Édito du 7 juillet 2025
Réinstituer le Palais de la Découverte : un enjeu politique majeur
Le sort du Palais de la Découverte cristallise aujourd’hui la confrontation entre deux visions de la cité. D’un côté, la capture croissante des lieux publics par les magnats du luxe et leurs alliés, prompts à transformer le front de Seine en vitrine marchande et à siphonner, au passage, les 44 millions d’euros qui devraient revenir aux sciences. De l’autre, la communauté académique, forte d’un sursaut collectif initié par Stand Up for Science, qui refuse de voir se réduire encore l’espace du débat savant.
À l’attaque frontale de Mme Dati, porte-voix des intérêts de la Place Vendôme, répond la manœuvre plus feutrée de M. Baptiste : rêver tout haut d’un « Palais de l’IA » pour mieux faire passer, à la rentrée, une loi de privatisation massive de l’Université. Dans les coulisses, investisseurs de la Silicon Valley et VRP de l’« innovation » française se frottent déjà les mains.
Que l’institution ait été affaiblie par des décennies de nouveau management, nul ne l’ignore ; mais le diagnostic n’autorise pas sa liquidation. Réinstituer le Palais, c’est d’abord rompre avec la fiction d’une « culture scientifique » hors-sol : il faut rendre le lieu à la recherche vivante, à l’apprentissage du doute, du raisonnement et du débat – bref, à l’esprit même de Jean Perrin et de Paul Langevin. Cela implique de le sortir du giron étroit du ministère de la Culture, de rendre aux scientifiques un véritable pouvoir d’action, et de consacrer au sein du Grand Palais une surface – et un budget – enfin à la hauteur des enjeux.

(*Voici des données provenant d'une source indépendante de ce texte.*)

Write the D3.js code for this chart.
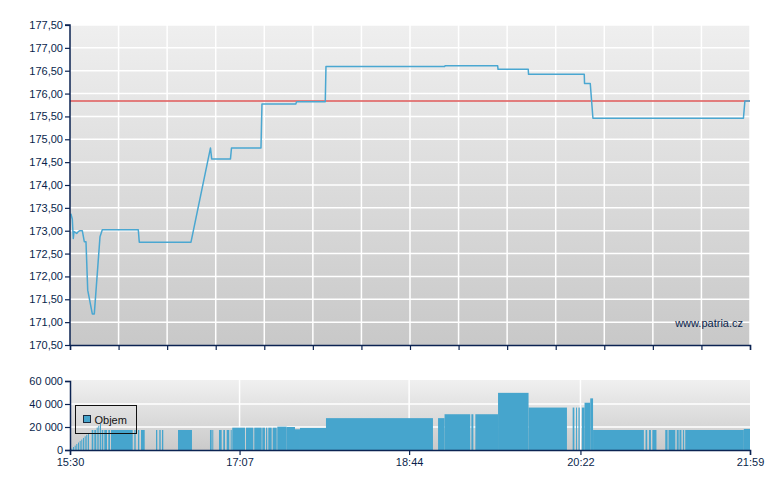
<!DOCTYPE html>
<html>
<head>
<meta charset="utf-8">
<script src="https://cdn.jsdelivr.net/npm/d3@7"></script>
<style>
html,body{margin:0;padding:0;background:#fff;}
svg{display:block;font-family:"Liberation Sans",Arial,sans-serif;}
</style>
</head>
<body>
<svg id="chart" width="780" height="490"></svg>
<script>
// ---------- DATA ----------
const sessionStart = "15:30:00";
const sessionEnd = "21:59:00";
const referencePrice = 175.84;

const priceTimes = ["15:30:30","15:31:19","15:31:53","15:32:17","15:33:50","15:34:45","15:35:43","15:37:02","15:38:11","15:39:09","15:40:08","15:42:46","15:43:54","15:47:10","15:48:29","16:09:04","16:09:38","16:39:13","16:50:22","16:51:03","17:01:48","17:02:23","17:19:15","17:19:49","17:39:06","17:39:40","17:56:02","17:56:26","19:04:16","19:04:30","19:34:38","19:34:52","19:52:09","19:52:19","20:24:11","20:24:21","20:27:37","20:29:09","21:55:14","21:56:05","21:59:00"];
const priceValues = [173.37,173.25,172.83,172.98,172.94,172.98,173.00,173.00,172.76,172.76,171.70,171.18,171.18,172.87,173.02,173.02,172.75,172.75,174.81,174.57,174.57,174.81,174.81,175.77,175.77,175.82,175.82,176.59,176.59,176.61,176.61,176.53,176.53,176.42,176.42,176.22,176.22,175.46,175.46,175.84,175.84];

const volStart = ["15:30:45","15:31:43","15:32:41","15:33:36","15:34:35","15:35:33","15:36:28","15:37:26","15:38:24","15:39:19","15:40:18","15:42:25","15:43:54","15:45:16","15:46:11","15:47:10","15:48:08","15:49:37","15:51:54","15:53:27","16:06:47","16:08:54","16:10:37","16:19:12","16:21:05","16:22:37","16:31:47","16:50:05","16:51:24","16:55:14","16:57:41","16:59:38","17:01:55","17:02:50","17:10:40","17:15:25","17:20:00","17:22:07","17:23:26","17:25:57","17:28:35","17:33:57","17:38:42","17:41:34","17:56:26","19:00:33","19:04:16","19:19:36","19:21:53","19:34:52","19:52:19","20:17:33","20:19:29","20:20:52","20:22:48","20:24:21","20:27:37","20:29:13","20:59:15","21:01:11","21:03:08","21:10:31","21:12:24","21:17:05","21:18:38","21:20:35","21:21:57","21:55:28"];
const volEnd = ["15:31:19","15:32:17","15:33:16","15:34:11","15:35:09","15:36:07","15:37:02","15:38:00","15:38:59","15:39:54","15:40:52","15:43:20","15:44:52","15:45:51","15:46:46","15:47:44","15:49:03","15:51:10","15:52:53","16:05:52","16:07:35","16:09:38","16:12:44","16:19:56","16:21:53","16:23:22","16:39:47","16:51:03","16:51:58","16:56:46","16:58:40","17:01:07","17:02:30","17:10:06","17:14:51","17:19:39","17:21:32","17:22:51","17:25:22","17:28:14","17:33:57","17:38:42","17:41:34","17:56:26","18:57:38","19:04:16","19:18:58","19:20:45","19:34:52","19:52:19","20:14:17","20:18:31","20:20:03","20:21:36","20:24:21","20:27:37","20:29:13","20:58:17","21:00:13","21:02:20","21:05:29","21:11:50","21:16:17","21:18:14","21:19:47","21:21:20","21:55:28","21:59:00"];
const volValues = [1200,2600,3800,5200,6500,7900,9100,10500,11900,13200,14500,17400,17400,19500,21000,22600,17400,17400,17400,17400,17400,17400,17400,17400,17400,17400,17400,17400,17400,17400,17400,17400,17400,19400,19400,19400,19400,19400,19400,19400,20300,20000,18000,19200,27700,27700,31100,31100,31100,49700,36900,36900,36900,36900,36900,41100,44900,17400,17400,17400,17400,17400,17400,17400,17400,17400,17400,18300];

const priceTicks = [170.5,171,171.5,172,172.5,173,173.5,174,174.5,175,175.5,176,176.5,177,177.5];
const volumeTicks = [0,20000,40000,60000];
const timeLabels = ["15:30","17:07","18:44","20:22","21:59"];
const priceGridIntervals = 14;
const legendLabel = "Objem";
const watermark = "www.patria.cz";

// ---------- SETUP ----------
const parseT = d3.timeParse("%H:%M:%S");
const parseHM = d3.timeParse("%H:%M");
const svg = d3.select("#chart");
const axisColor = "#0b2352";
const textColor = "#0a1f4c";
const lineColor = "#4aa7d1";
const barColor = "#46a5cd";

const L = 70, R = 750;
const x = d3.scaleTime().domain([parseT(sessionStart), parseT(sessionEnd)]).range([L, R]);
const y = d3.scaleLinear().domain([170.5, 177.5]).range([345, 25]);
const yv = d3.scaleLinear().domain([0, 60000]).range([450, 381]);

const defs = svg.append("defs");
function grad(id, c1, c2) {
  const g = defs.append("linearGradient").attr("id", id).attr("x1", 0).attr("y1", 0).attr("x2", 0).attr("y2", 1);
  g.append("stop").attr("offset", "0%").attr("stop-color", c1);
  g.append("stop").attr("offset", "100%").attr("stop-color", c2);
}
grad("gMain", "#efefef", "#c8c8c8");
grad("gVol", "#f0f0f0", "#cacaca");

const fmtPrice = d => d3.format(".2f")(d).replace(".", ",");
const fmtVol = d => d3.format(",")(d).replace(/,/g, " ");

// ---------- MAIN PRICE PANEL ----------
svg.append("rect").attr("x", L).attr("y", y(177.5)).attr("width", R - L).attr("height", y(170.5) - y(177.5)).attr("fill", "url(#gMain)");

const t0 = parseT(sessionStart).getTime(), t1 = parseT(sessionEnd).getTime();
const gridTimes = d3.range(priceGridIntervals + 1).map(i => new Date(t0 + i * (t1 - t0) / priceGridIntervals));

const gMainGrid = svg.append("g").attr("stroke", "#ffffff").attr("stroke-width", 1.5);
gMainGrid.selectAll("line.h").data(priceTicks.slice(1)).join("line")
  .attr("x1", L).attr("x2", R).attr("y1", d => y(d)).attr("y2", d => y(d));
gMainGrid.selectAll("line.v").data(gridTimes.slice(1)).join("line")
  .attr("x1", d => x(d)).attr("x2", d => x(d)).attr("y1", y(177.5)).attr("y2", y(170.5));

// reference line
svg.append("line").attr("x1", L).attr("x2", R).attr("y1", y(referencePrice)).attr("y2", y(referencePrice))
  .attr("stroke", "#e06a6a").attr("stroke-opacity", 0.85).attr("stroke-width", 2);

// price line
const priceData = priceTimes.map((t, i) => ({t: parseT(t), v: priceValues[i]}));
svg.append("path").datum(priceData)
  .attr("fill", "none").attr("stroke", lineColor).attr("stroke-width", 1.5).attr("stroke-linejoin", "round")
  .attr("d", d3.line().x(d => x(d.t)).y(d => y(d.v)));

// watermark
svg.append("text").attr("x", 743).attr("y", 327).attr("text-anchor", "end")
  .attr("font-size", 11).attr("fill", textColor).text(watermark);

// axes
const yAxis = svg.append("g").attr("transform", `translate(${L},0)`)
  .call(d3.axisLeft(y).tickValues(priceTicks).tickSize(5).tickPadding(2).tickFormat(fmtPrice));
const xAxisMain = svg.append("g").attr("transform", `translate(0,${y(170.5)})`)
  .call(d3.axisBottom(x).tickValues(gridTimes).tickSize(5).tickFormat(""));

// ---------- VOLUME PANEL ----------
svg.append("rect").attr("x", L).attr("y", 380).attr("width", R - L).attr("height", 70).attr("fill", "url(#gVol)");
const gVolGrid = svg.append("g").attr("stroke", "#ffffff").attr("stroke-width", 1.5);
gVolGrid.selectAll("line.h").data(volumeTicks.slice(1, 3)).join("line")
  .attr("x1", L).attr("x2", R).attr("y1", d => yv(d)).attr("y2", d => yv(d));
const labelTimes = timeLabels.map(parseHM).map(d => parseT(d3.timeFormat("%H:%M:%S")(d)));
gVolGrid.selectAll("line.v").data(labelTimes.slice(1, -1)).join("line")
  .attr("x1", d => x(d)).attr("x2", d => x(d)).attr("y1", 380).attr("y2", 450);

const volData = volStart.map((s, i) => ({s: parseT(s), e: parseT(volEnd[i]), v: volValues[i]}));
svg.append("g").selectAll("rect").data(volData).join("rect")
  .attr("x", d => x(d.s)).attr("width", d => Math.max(0.8, x(d.e) - x(d.s)))
  .attr("y", d => yv(d.v)).attr("height", d => yv(0) - yv(d.v))
  .attr("fill", barColor);

const yvAxis = svg.append("g").attr("transform", `translate(${L},0)`)
  .call(d3.axisLeft(yv).tickValues(volumeTicks).tickSize(5).tickPadding(2).tickFormat(fmtVol));
const xAxisVol = svg.append("g").attr("transform", `translate(0,${yv(0)})`)
  .call(d3.axisBottom(x).tickValues(labelTimes).tickSize(5).tickPadding(3).tickFormat(d3.timeFormat("%H:%M")));

// axis styling
[yAxis, xAxisMain, yvAxis, xAxisVol].forEach(a => {
  a.select(".domain").attr("stroke", axisColor).attr("stroke-width", 1.5);
  a.selectAll(".tick line").attr("stroke", axisColor).attr("stroke-width", 1.2);
  a.selectAll(".tick text").attr("fill", textColor).attr("font-size", 11).attr("font-family", "Liberation Sans, Arial, sans-serif");
});
yAxis.select(".domain").attr("d", `M-5,${y(177.5)}H0V${y(170.5)}`);

// legend
const lg = svg.append("g");
lg.append("rect").attr("x", 75.5).attr("y", 405.5).attr("width", 61).attr("height", 28)
  .attr("fill", "none").attr("stroke", "#111").attr("stroke-width", 1);
lg.append("rect").attr("x", 83.5).attr("y", 415.5).attr("width", 7).attr("height", 7)
  .attr("fill", barColor).attr("stroke", "#1c2b3f").attr("stroke-width", 1);
lg.append("text").attr("x", 94.5).attr("y", 423.5).attr("font-size", 11).attr("fill", "#111").text(legendLabel);
</script>
</body>
</html>
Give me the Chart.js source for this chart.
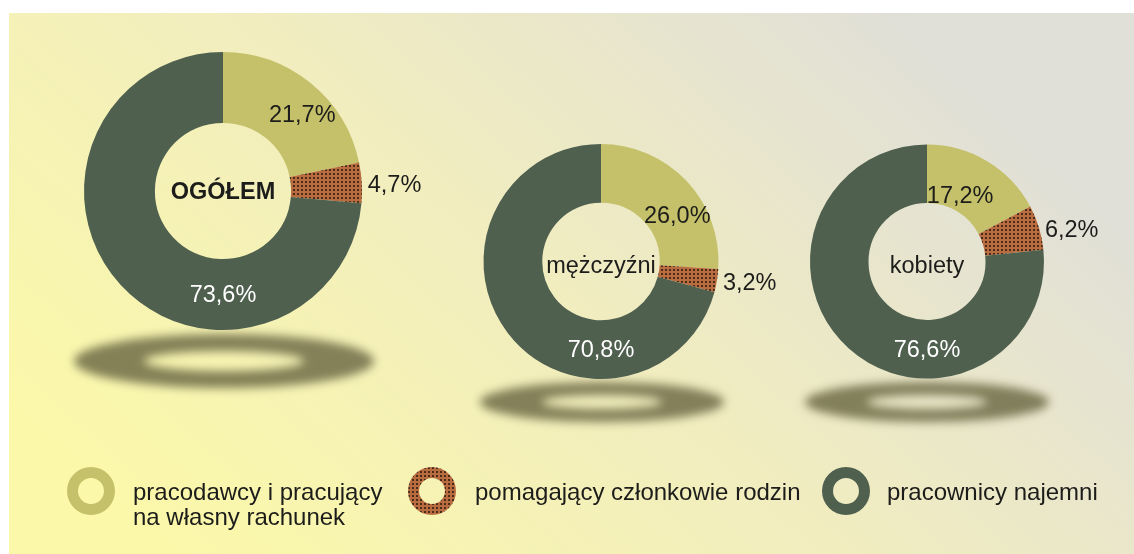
<!DOCTYPE html>
<html><head><meta charset="utf-8">
<script src="https://cdn.jsdelivr.net/npm/chart.js@4.4.0/dist/chart.umd.min.js"></script>
<style>
html,body{margin:0;padding:0;width:1134px;height:554px;overflow:hidden;background:#fff;font-family:"Liberation Sans",Arial,sans-serif;}
canvas{position:absolute;left:0;top:0;}
.ch{pointer-events:none;}
.legtext{position:absolute;font-size:24px;line-height:25px;color:#1c1c1a;white-space:pre-line;}
</style></head><body>
<canvas id="bg" width="1134" height="554"></canvas>
<canvas id="c0" class="ch" width="1134" height="554"></canvas>
<canvas id="c1" class="ch" width="1134" height="554"></canvas>
<canvas id="c2" class="ch" width="1134" height="554"></canvas>
<div id="legend"></div>
<script>
// ---- data ----
const categories = ['pracodawcy i pracujący\nna własny rachunek', 'pomagający członkowie rodzin', 'pracownicy najemni'];
const groups = ['OGÓŁEM', 'mężczyźni', 'kobiety'];
const ogolem = [21.7, 4.7, 73.6];
const mezczyzni = [26.0, 3.2, 70.8];
const kobiety = [17.2, 6.2, 76.6];
const seriesByGroup = [ogolem, mezczyzni, kobiety];

// ---- layout / style ----
const W = 1134, H = 554;
const rings = [
  {cx: 223, cy: 191, r: 139, cutout: '49%', bold: true, nudge: [14, 5]},
  {cx: 601, cy: 261.5, r: 117.5, cutout: '50%', bold: false, nudge: [12, 15]},
  {cx: 927, cy: 261.5, r: 117, cutout: '50%', bold: false, nudge: [-12, 10]}
];
const shadows = [
  {cx: 224, cy: 361, orx: 150, ory: 27, irx: 80, iry: 10},
  {cx: 602, cy: 402, orx: 122, ory: 20, irx: 60, iry: 7},
  {cx: 927, cy: 402, orx: 122, ory: 20, irx: 60, iry: 7}
];
const legendPos = [
  {icx: 91, icy: 491, tx: 133, ty: 479},
  {icx: 432, icy: 491, tx: 475, ty: 479},
  {icx: 846, icy: 491, tx: 887, ty: 479}
];
const FONT = '"Liberation Sans", Arial, sans-serif';

function brownPattern() {
  const c = document.createElement('canvas');
  c.width = 4; c.height = 4;
  const x = c.getContext('2d');
  x.fillStyle = '#b96c40'; x.fillRect(0, 0, 4, 4);
  x.fillStyle = '#4a2c18'; x.fillRect(1, 1, 2, 2);
  return x.createPattern(c, 'repeat');
}
const colors = ['#c5c16a', brownPattern(), '#4f604f'];

// ---- background ----
(function () {
  const ctx = document.getElementById('bg').getContext('2d');
  ctx.fillStyle = '#ffffff'; ctx.fillRect(0, 0, W, H);
  const g = ctx.createLinearGradient(250, 620, 850, -40);
  g.addColorStop(0, '#fbf8aa');
  g.addColorStop(0.5, '#f1edbf');
  g.addColorStop(1, '#e0dfd8');
  ctx.fillStyle = g;
  ctx.fillRect(9, 13, W - 9, H - 13);
  ctx.save();
  ctx.filter = 'blur(5px)';
  ctx.fillStyle = 'rgba(112,108,72,0.85)';
  shadows.forEach(s => {
    ctx.beginPath();
    ctx.ellipse(s.cx, s.cy, s.orx, s.ory, 0, 0, Math.PI * 2);
    ctx.ellipse(s.cx, s.cy, s.irx, s.iry, 0, 0, Math.PI * 2);
    ctx.fill('evenodd');
  });
  ctx.restore();
})();

const fmt = v => v.toFixed(1).replace('.', ',') + '%';

const ringLabels = {
  id: 'ringLabels',
  afterDatasetsDraw(chart, args, opts) {
    const ctx = chart.ctx;
    const arcs = chart.getDatasetMeta(0).data;
    const vals = chart.data.datasets[0].data;
    const a = arcs[0];
    const cx = a.x, cy = a.y, ir = a.innerRadius, or = a.outerRadius;
    ctx.save();
    ctx.textBaseline = 'middle';
    ctx.textAlign = 'center';
    ctx.fillStyle = '#1c1c1a';
    ctx.font = (opts.bold ? 'bold ' : '') + '23.5px ' + FONT;
    ctx.fillText(opts.title, cx, cy + (opts.bold ? 2 : 5));
    ctx.font = '23.5px ' + FONT;
    const p0 = arcs[0].tooltipPosition();
    ctx.fillText(fmt(vals[0]), p0.x + opts.nudge[0], p0.y + opts.nudge[1]);
    const b = arcs[1];
    const ma = (b.startAngle + b.endAngle) / 2;
    ctx.textAlign = 'left';
    ctx.fillText(fmt(vals[1]), cx + Math.cos(ma) * or + 6, cy + Math.sin(ma) * or + 3);
    ctx.textAlign = 'center';
    ctx.fillStyle = '#ffffff';
    ctx.fillText(fmt(vals[2]), cx, cy + (ir + or) / 2 + 1);
    ctx.restore();
  }
};

rings.forEach((rg, i) => {
  new Chart(document.getElementById('c' + i), {
    type: 'doughnut',
    data: {
      labels: categories,
      datasets: [{data: seriesByGroup[i], backgroundColor: colors, borderWidth: 0, hoverOffset: 0, offset: 0}]
    },
    options: {
      responsive: false, animation: false, events: [],
      cutout: rg.cutout,
      layout: {padding: {left: rg.cx - rg.r, top: rg.cy - rg.r, right: W - rg.cx - rg.r, bottom: H - rg.cy - rg.r}},
      plugins: {legend: {display: false}, tooltip: {enabled: false},
        ringLabels: {title: groups[i], bold: rg.bold, nudge: rg.nudge}}
    },
    plugins: [ringLabels]
  });
});

// ---- legend ----
const legend = document.getElementById('legend');
categories.forEach((cat, i) => {
  const lp = legendPos[i];
  const cv = document.createElement('canvas');
  cv.width = 50; cv.height = 50;
  cv.style.left = (lp.icx - 25) + 'px';
  cv.style.top = (lp.icy - 25) + 'px';
  legend.appendChild(cv);
  new Chart(cv, {
    type: 'doughnut',
    data: {labels: [cat], datasets: [{data: [1], backgroundColor: [colors[i]], borderWidth: 0, hoverOffset: 0}]},
    options: {responsive: false, animation: false, events: [], cutout: '54%',
      layout: {padding: 1}, plugins: {legend: {display: false}, tooltip: {enabled: false}}}
  });
  const t = document.createElement('div');
  t.className = 'legtext';
  t.style.left = lp.tx + 'px';
  t.style.top = lp.ty + 'px';
  t.textContent = cat;
  legend.appendChild(t);
});
</script>
</body></html>
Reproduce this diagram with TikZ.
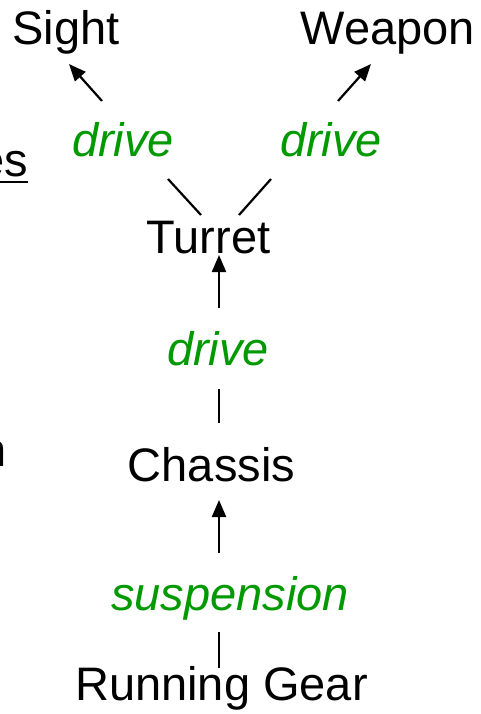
\documentclass[tikz,border=0pt]{standalone}
\usepackage{fontspec}
\setmainfont{Liberation Sans}
\usetikzlibrary{arrows.meta}
\definecolor{relgreen}{RGB}{0,153,0}
\tikzset{
  part/.style={inner sep=0pt, anchor=base, font=\fontsize{47}{56}\selectfont, text=black},
  rel/.style={part, font=\fontsize{47}{56}\selectfont\itshape, text=relgreen},
  link/.style={line width=2.2pt, draw=black},
  uplink/.style={link, -{Triangle[length=17pt,width=14pt]}}
}
\begin{document}
\begin{tikzpicture}[x=1pt,y=-1pt]
  \useasboundingbox (0,0) rectangle (481,714);

  % components and relations
  \node[part] (sight)   at (66,45)    {Sight};
  \node[part] (weapon)  at (388,45)   {Weapon};
  \node[rel]  (dL)      at (123,157)  {drive};
  \node[rel]  (dR)      at (331,157)  {drive};
  \node[part] (turret)  at (208.5,253){Turret};
  \node[rel]  (dM)      at (218,365)  {drive};
  \node[part] (chassis) at (211.5,481){Chassis};
  \node[rel]  (susp)    at (230,610)  {suspension};
  \node[part] (gear)    at (221.5,700){Running Gear};

  % text running in from the left edge
  \node[part, anchor=base east] (es) at (28,176) {es};
  \draw[line width=2pt] ([yshift=-6pt]es.base west) -- ([yshift=-6pt]es.base east);
  \node[part, anchor=base east] (nfrag) at (7,466) {n};

  % segment ends
  \coordinate (tLa) at (201,215);  \coordinate (dLa) at (168,179);
  \coordinate (dLb) at (102,101);  \coordinate (sA)  at (69,64);
  \coordinate (tRa) at (239,215);  \coordinate (dRa) at (271,179);
  \coordinate (dRb) at (338,101);  \coordinate (wA)  at (371,64);
  \coordinate (dMb) at (219,308);  \coordinate (tB)  at (219,255);
  \coordinate (cA)  at (219,389);  \coordinate (dMa) at (219,423);
  \coordinate (sb)  at (219,553);  \coordinate (cB)  at (219,500);
  \coordinate (gA)  at (219,632);  \coordinate (sa)  at (219,668);

  % connectors
  \draw[link]   (tLa) -- (dLa);
  \draw[uplink] (dLb) -- (sA);
  \draw[link]   (tRa) -- (dRa);
  \draw[uplink] (dRb) -- (wA);
  \draw[uplink] (dMb) -- (tB);
  \draw[link]   (cA)  -- (dMa);
  \draw[uplink] (sb)  -- (cB);
  \draw[link]   (gA)  -- (sa);
\end{tikzpicture}
\end{document}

L’arbitrage de l’Élysée tombera lundi ; il dira si la République renonce ou non à un de ses derniers lieux d’éducation critique. Au-delà, c’est toute la bataille de la rentrée qui se joue : car le même pouvoir qui liquide un musée liquide déjà l’université, démembre le CNRS, normalise les contrats privés, atomise les statuts.
Et si, pour l’heure, la torpeur estivale s’apprête à envelopper ces funestes présages d’une douce insouciance, souvenons-nous qu’elle ne sera jamais aussi brûlante que la rentrée syndicale qui vient.